Andrew Sidman, outro acadêmico dedicado ao estudo do pork barrel, resume assim o argumento: “Uma das grandes falhas de nosso sistema político é hoje a incapacidade de legislar sobre temas importantes. Um meio para que os líderes partidários conseguissem fazer isso no passado era o pork barrel – a capacidade de trocar votos por outras vantagens políticas que os parlamentares desejam.” Sidman não tem certeza de que o pork barrel, sozinho, é capaz de superar a barreira da polarização, mas o mecanismo, ao menos, já foi testado.
O que tudo isso diz a respeito da situação brasileira? O modo americano de encarar o toma lá dá cá do pork barrel parece ser mais realista do que o brasileiro. O cidadão não se escandaliza com o fato de que os parlamentares, em geral, desejam renovar seus mandatos, e por isso tentarão levar recursos até sua base eleitoral. Ele também não pressupõe que o toma lá dá cá sempre é um comportamento criminoso.
Um indício de que essa troca talvez seja inescapável está no fato de que, em 2015, tentou-se evitar, no Brasil, a compra de votos pelo governo, tornando obrigatória a execução das emendas individuais de que dispõem os deputados e senadores. No entanto, cinco anos depois, a barganha retornou, agora por meio das emendas de relator – e com o poder sobre os recursos pendendo mais para os caciques do Congresso do que para o presidente.
Isso significa que, num sistema presidencialista tão fragmentado quanto o brasileiro, aceitar que a atividade política não se alimenta somente de ideais elevados talvez seja a única maneira de evitar que, de quatro em quatro anos, o eleitor procure um anjo ou um salvador da pátria para levar à Presidência.

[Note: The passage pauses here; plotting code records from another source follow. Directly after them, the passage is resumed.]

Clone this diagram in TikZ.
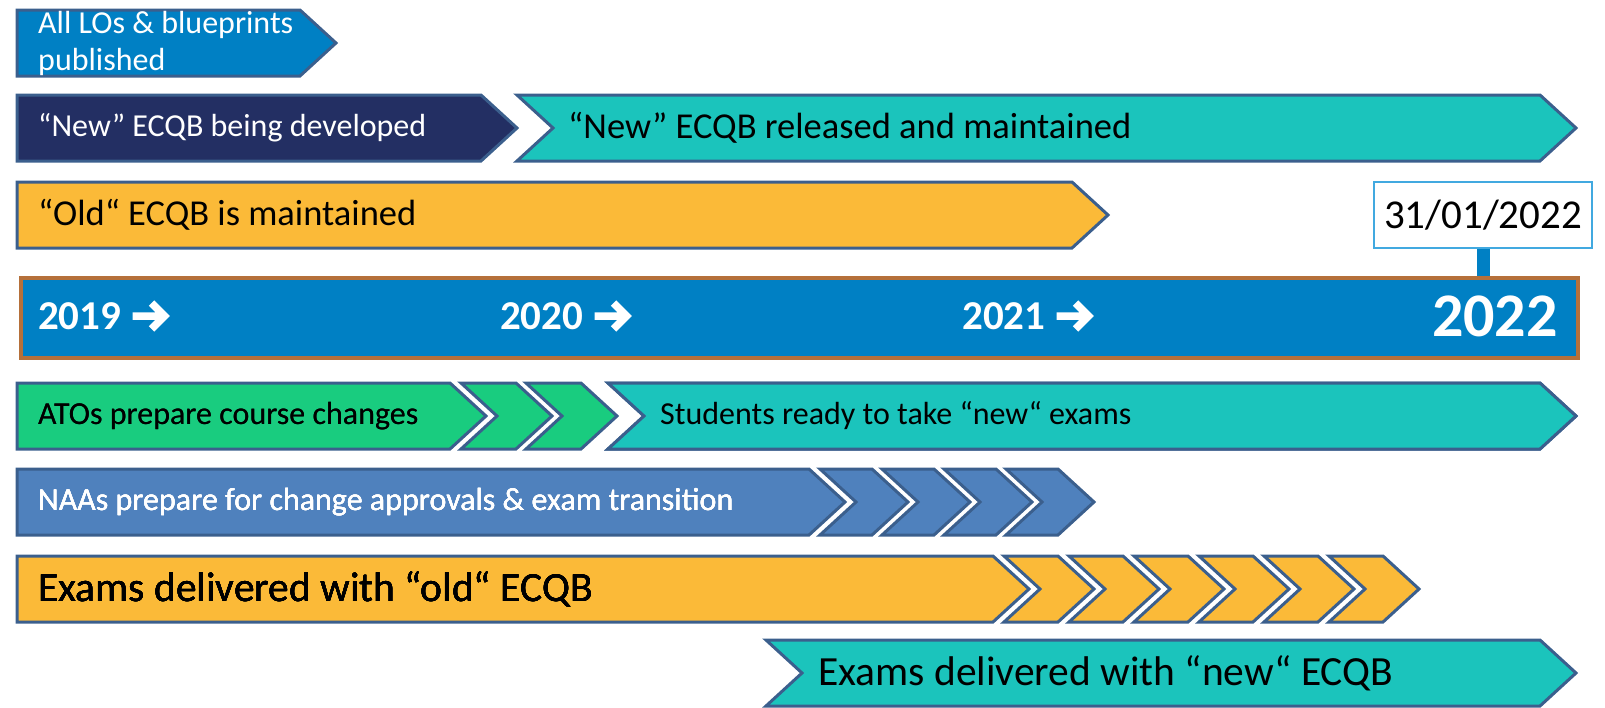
\documentclass[tikz,border=0pt]{standalone}
\usepackage{fontspec}
\setmainfont{Carlito}
\usepackage{tikz}
\usetikzlibrary{positioning}

\definecolor{barblue}{RGB}{0,128,196}
\definecolor{navy}{RGB}{35,47,99}
\definecolor{teal}{RGB}{27,196,188}
\definecolor{ochre}{RGB}{251,186,56}
\definecolor{mint}{RGB}{25,204,127}
\definecolor{steel}{RGB}{79,129,189}
\definecolor{edge}{RGB}{59,95,141}
\definecolor{rust}{RGB}{181,112,58}
\definecolor{skyline}{RGB}{65,169,224}

% pointed bar: fill, left x, flat right x, top y
\newcommand{\headbar}[4]{%
  \filldraw[barline,fill=#1] (#2,#4) -- (#3,#4) -- ++(36,33) -- (#3,#4+66) -- (#2,#4+66) -- cycle;}
% chevron with notch: fill, left x, flat right x, top y
\newcommand{\chevbar}[4]{%
  \filldraw[barline,fill=#1] (#2,#4) -- (#3,#4) -- ++(36,33) -- (#3,#4+66) -- (#2,#4+66) -- ++(36,-33) -- cycle;}

\begin{document}
\begin{tikzpicture}[x=1pt,y=-1pt]
\tikzstyle{barline}=[draw=edge,line width=3pt,line join=miter]
\tikzstyle{label}=[anchor=west,inner sep=0pt,font=\fontsize{32}{34}\selectfont]
\tikzstyle{midlabel}=[anchor=west,inner sep=0pt,font=\fontsize{36.5}{38}\selectfont]
\tikzstyle{biglabel}=[anchor=west,inner sep=0pt,font=\fontsize{41.5}{44}\selectfont]
\tikzstyle{year}=[anchor=west,inner sep=0pt,text=white,font=\bfseries\fontsize{41}{43}\selectfont]
\tikzstyle{yearmark}=[white,line width=7.5pt,line join=miter,line cap=butt]
\useasboundingbox (0,0) rectangle (1605,707);

% row 1
\headbar{barblue}{17}{300}{10}
\node[label,anchor=north west,align=left,text=white,font=\fontsize{32}{37}\selectfont] (los) at (38,11) {All LOs \& blueprints\\published};

% row 2
\headbar{navy}{17}{481}{95}
\chevbar{teal}{517}{1540}{95}
\node[label,text=white] (newdev) at (38,128) {“New” ECQB being developed};
\node[midlabel] (newrel) at (568,128) {“New” ECQB released and maintained};

% row 3
\headbar{ochre}{17}{1072}{182}
\node[midlabel] (oldkeep) at (38,215) {“Old“ ECQB is maintained};

% timeline
\node[draw=rust,line width=3.5pt,fill=barblue,minimum width=1557pt,minimum height=80pt,anchor=north west,inner sep=0pt] (bar) at (19,276) {};
\node[year] (y19) at (38,316) {2019};
\node[year] (y20) at (500,316) {2020};
\node[year] (y21) at (962,316) {2021};
\foreach \y in {y19,y20,y21}
  \draw[yearmark] ([xshift=11pt]\y.east) -- ++(32,0) ([xshift=30pt,yshift=-13pt]\y.east) -- ++(13,-13) -- ++(-13,-13);
\node[anchor=east,inner sep=0pt,text=white,font=\bfseries\fontsize{62}{64}\selectfont] (y22) at (1558,316) {2022};
\node[draw=skyline,line width=1.2pt,fill=white,minimum width=218pt,minimum height=66pt,inner sep=0pt,font=\fontsize{41}{43}\selectfont] (date) at (1483,215) {31/01/2022};
\draw[barblue,line width=13pt] (date.south) -- (date.south |- bar.north);

% row 5
\headbar{mint}{17}{450}{383}
\foreach \i in {0,1}
  \chevbar{mint}{461+65*\i}{516+65*\i}{383}
\chevbar{teal}{608}{1540}{383}
\node[label] (atos) at (38,416) {ATOs prepare course changes};
\node[label] (ready) at (660,416) {Students ready to take “new“ exams};

% row 6
\headbar{steel}{17}{809}{469}
\foreach \i in {0,...,3}
  \chevbar{steel}{820+62*\i}{872+62*\i}{469}
\node[label,text=white] (naas) at (38,502) {NAAs prepare for change approvals \& exam transition};

% row 7
\headbar{ochre}{17}{993}{556}
\foreach \i in {0,...,5}
  \chevbar{ochre}{1004+65*\i}{1058+65*\i}{556}
\node[biglabel] (oldexam) at (38,589) {Exams delivered with “old“ ECQB};

% row 8
\chevbar{teal}{766}{1540}{640}
\node[biglabel] (newexam) at (818,673) {Exams delivered with “new“ ECQB};
\end{tikzpicture}
\end{document}
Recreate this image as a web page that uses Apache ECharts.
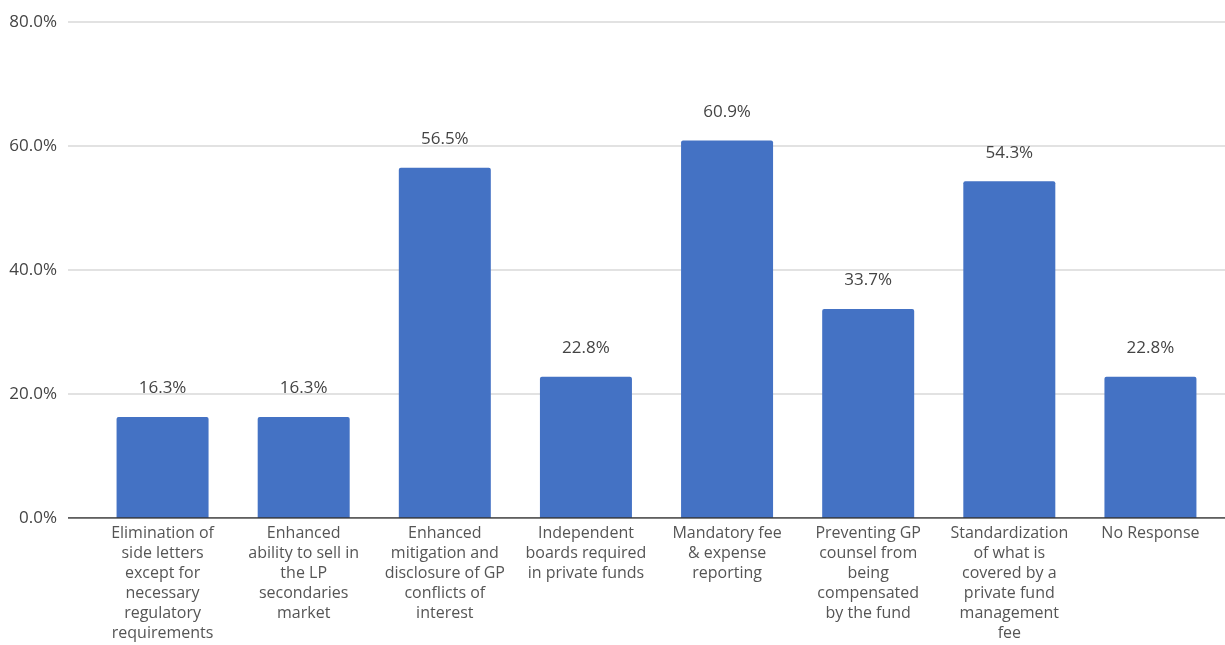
<!DOCTYPE html>
<html><head><meta charset="utf-8">
<script src="https://cdn.jsdelivr.net/npm/echarts@6/dist/echarts.min.js"></script>
<style>html,body{margin:0;padding:0;background:#fff}#c{width:1225px;height:645px}</style>
</head><body><div id="c"></div>
<script>
const categories = [
  "Elimination of\nside letters\nexcept for\nnecessary\nregulatory\nrequirements",
  "Enhanced\nability to sell in\nthe LP\nsecondaries\nmarket",
  "Enhanced\nmitigation and\ndisclosure of GP\nconflicts of\ninterest",
  "Independent\nboards required\nin private funds",
  "Mandatory fee\n& expense\nreporting",
  "Preventing GP\ncounsel from\nbeing\ncompensated\nby the fund",
  "Standardization\nof what is\ncovered by a\nprivate fund\nmanagement\nfee",
  "No Response"
];
const values = [16.3, 16.3, 56.5, 22.8, 60.9, 33.7, 54.3, 22.8];
const yTicks = [0, 20, 40, 60, 80];

const chart = echarts.init(document.getElementById('c'), null, {renderer: 'canvas'});
chart.setOption({
  animation: false,
  backgroundColor: '#fff',
  grid: [
    {left: 68, right: 0, top: 22, bottom: 127, containLabel: false},
    {left: 92, right: 4, top: 22, bottom: 127, containLabel: false}
  ],
  xAxis: [
    {type: 'value', gridIndex: 0, show: false, min: 0, max: 1},
    {type: 'category', gridIndex: 1, data: categories,
     axisLine: {show: false}, axisTick: {show: false},
     axisLabel: {interval: 0, color: '#555', fontFamily: 'Open Sans', fontSize: 16, lineHeight: 20, margin: 5}}
  ],
  yAxis: [
    {type: 'value', gridIndex: 0, min: yTicks[0], max: yTicks[yTicks.length-1], interval: 20,
     axisLine: {show: false}, axisTick: {show: false},
     splitLine: {lineStyle: {color: '#d9d9d9', width: 1.5}},
     axisLabel: {formatter: v => v.toFixed(1) + '%', color: '#444', fontFamily: 'Open Sans', fontSize: 17, margin: 11}},
    {type: 'value', gridIndex: 1, min: 0, max: 80, show: false}
  ],
  series: [
    {type: 'line', xAxisIndex: 0, yAxisIndex: 0, data: [[0,0],[1,0]], symbol: 'none',
     lineStyle: {color: '#333', width: 1.5}, silent: true, z: 5},
    {type: 'bar', xAxisIndex: 1, yAxisIndex: 1, data: values, barWidth: 92,
     itemStyle: {color: '#4472c4', borderRadius: [2,2,0,0]},
     label: {show: true, position: 'top', distance: 20, formatter: p => p.value.toFixed(1) + '%',
             color: '#444', fontFamily: 'Open Sans', fontSize: 17}}
  ]
});
</script></body></html>
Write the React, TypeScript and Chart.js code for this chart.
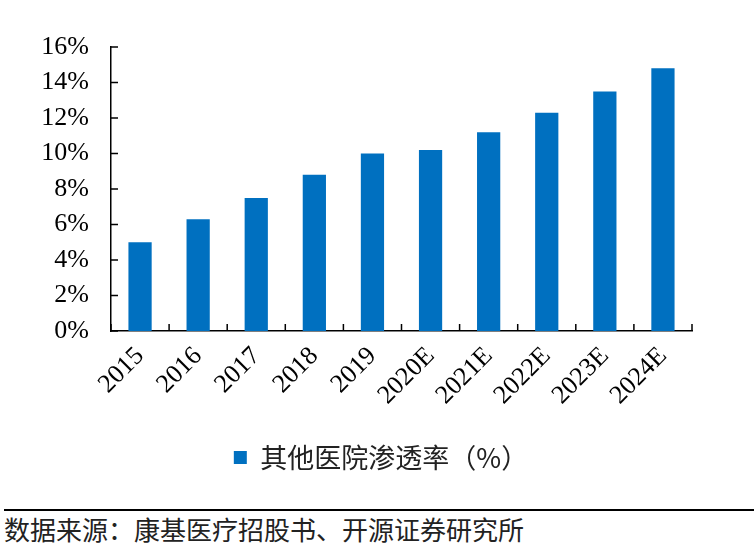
import { useEffect, useRef } from 'react'
import { Chart, registerables } from 'chart.js'

Chart.register(...registerables)

const years = ['2015', '2016', '2017', '2018', '2019', '2020E', '2021E', '2022E', '2023E', '2024E']
const penetration = [5.0, 6.3, 7.5, 8.8, 10.0, 10.2, 11.2, 12.3, 13.5, 14.8]
const seriesName = '其他医院渗透率（%）'
const sourceText = '数据来源：康基医疗招股书、开源证券研究所'

const serif = '"Liberation Serif", "Times New Roman", serif'
const cjk = '"Noto Sans CJK SC", sans-serif'

// ticks point into the plot, so draw them by hand
const innerTicks = {
  id: 'innerTicks',
  afterDraw(chart: any) {
    const ctx = chart.ctx
    const x = chart.scales.x
    const y = chart.scales.y
    ctx.save()
    ctx.strokeStyle = '#000'
    ctx.lineWidth = 1.5
    ctx.beginPath()
    y.ticks.forEach((t: any) => {
      const py = y.getPixelForValue(t.value)
      ctx.moveTo(x.left, py)
      ctx.lineTo(x.left + 7, py)
    })
    for (let i = 0; i <= years.length; i++) {
      const px = x.getPixelForValue(i - 0.5)
      ctx.moveTo(px, y.bottom)
      ctx.lineTo(px, y.bottom - 7)
    }
    ctx.stroke()
    ctx.restore()
  },
}

const App = () => {
  const chartRef = useRef<HTMLCanvasElement>(null)

  useEffect(() => {
    document.body.style.margin = '0'
    if (!chartRef.current) return
    const myChart = new Chart(chartRef.current, {
      type: 'bar',
      data: {
        labels: years,
        datasets: [
          {
            label: seriesName,
            data: penetration,
            backgroundColor: '#0070C0',
            barPercentage: 0.4,
            categoryPercentage: 1,
          },
        ],
      },
      options: {
        animation: false,
        responsive: false,
        layout: { padding: { top: 47, right: 26, bottom: 19, left: 34 } },
        plugins: {
          tooltip: { enabled: false },
          legend: {
            position: 'bottom',
            labels: {
              boxWidth: 13,
              boxHeight: 13,
              padding: 10,
              color: '#222',
              font: { family: cjk, size: 27 },
            },
          },
        },
        scales: {
          x: {
            grid: { display: false, drawTicks: false },
            border: { color: '#000', width: 1.5 },
            ticks: {
              maxRotation: 45,
              minRotation: 45,
              padding: 10,
              color: '#000',
              font: { family: serif, size: 26 },
            },
            afterFit(scale: any) {
              scale.height = 103
            },
          },
          y: {
            min: 0,
            max: 16,
            grid: { display: false, drawTicks: false },
            border: { color: '#000', width: 1.5 },
            ticks: {
              stepSize: 2,
              padding: 22,
              color: '#000',
              font: { family: serif, size: 26 },
              callback: (v: any) => v + '%',
            },
            afterFit(scale: any) {
              scale.width = 77
            },
          },
          // empty spacer on the right so the legend sits where the original has it
          spacer: {
            type: 'linear',
            position: 'right',
            grid: { display: false, drawTicks: false },
            border: { display: false },
            ticks: { display: false },
            afterFit(scale: any) {
              scale.width = 36
            },
          },
        },
      },
      plugins: [innerTicks],
    })
    return () => {
      myChart.destroy()
    }
  }, [])

  return (
    <div style={{ position: 'relative', width: 754, height: 547, background: '#fff' }}>
      <canvas ref={chartRef} width={754} height={500} />
      <div
        style={{
          position: 'absolute',
          left: 4,
          right: 0,
          top: 509,
          borderTop: '2.5px solid #000',
        }}
      />
      <div
        style={{
          position: 'absolute',
          left: 4,
          top: 512,
          fontFamily: cjk,
          fontSize: 26,
          lineHeight: '34px',
          color: '#222',
          whiteSpace: 'nowrap',
        }}
      >
        {sourceText}
      </div>
    </div>
  )
}

export default App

Isso não significa, é claro, que os políticos podem se achar no direito de usar o dinheiro público como bem entenderem. A volta do pork barrel nos Estados Unidos foi condicionada a regras estritas de transparência e à limitação das maneiras como os recursos podem ser usados. Os americanos tomaram essas precauções, apesar de serem poucos os casos comprovados de corrupção. Os brasileiros não poderiam fazer exigências menores, sendo tão cotidiano o uso criminoso e abusivo de emendas que poderiam ser legítimas.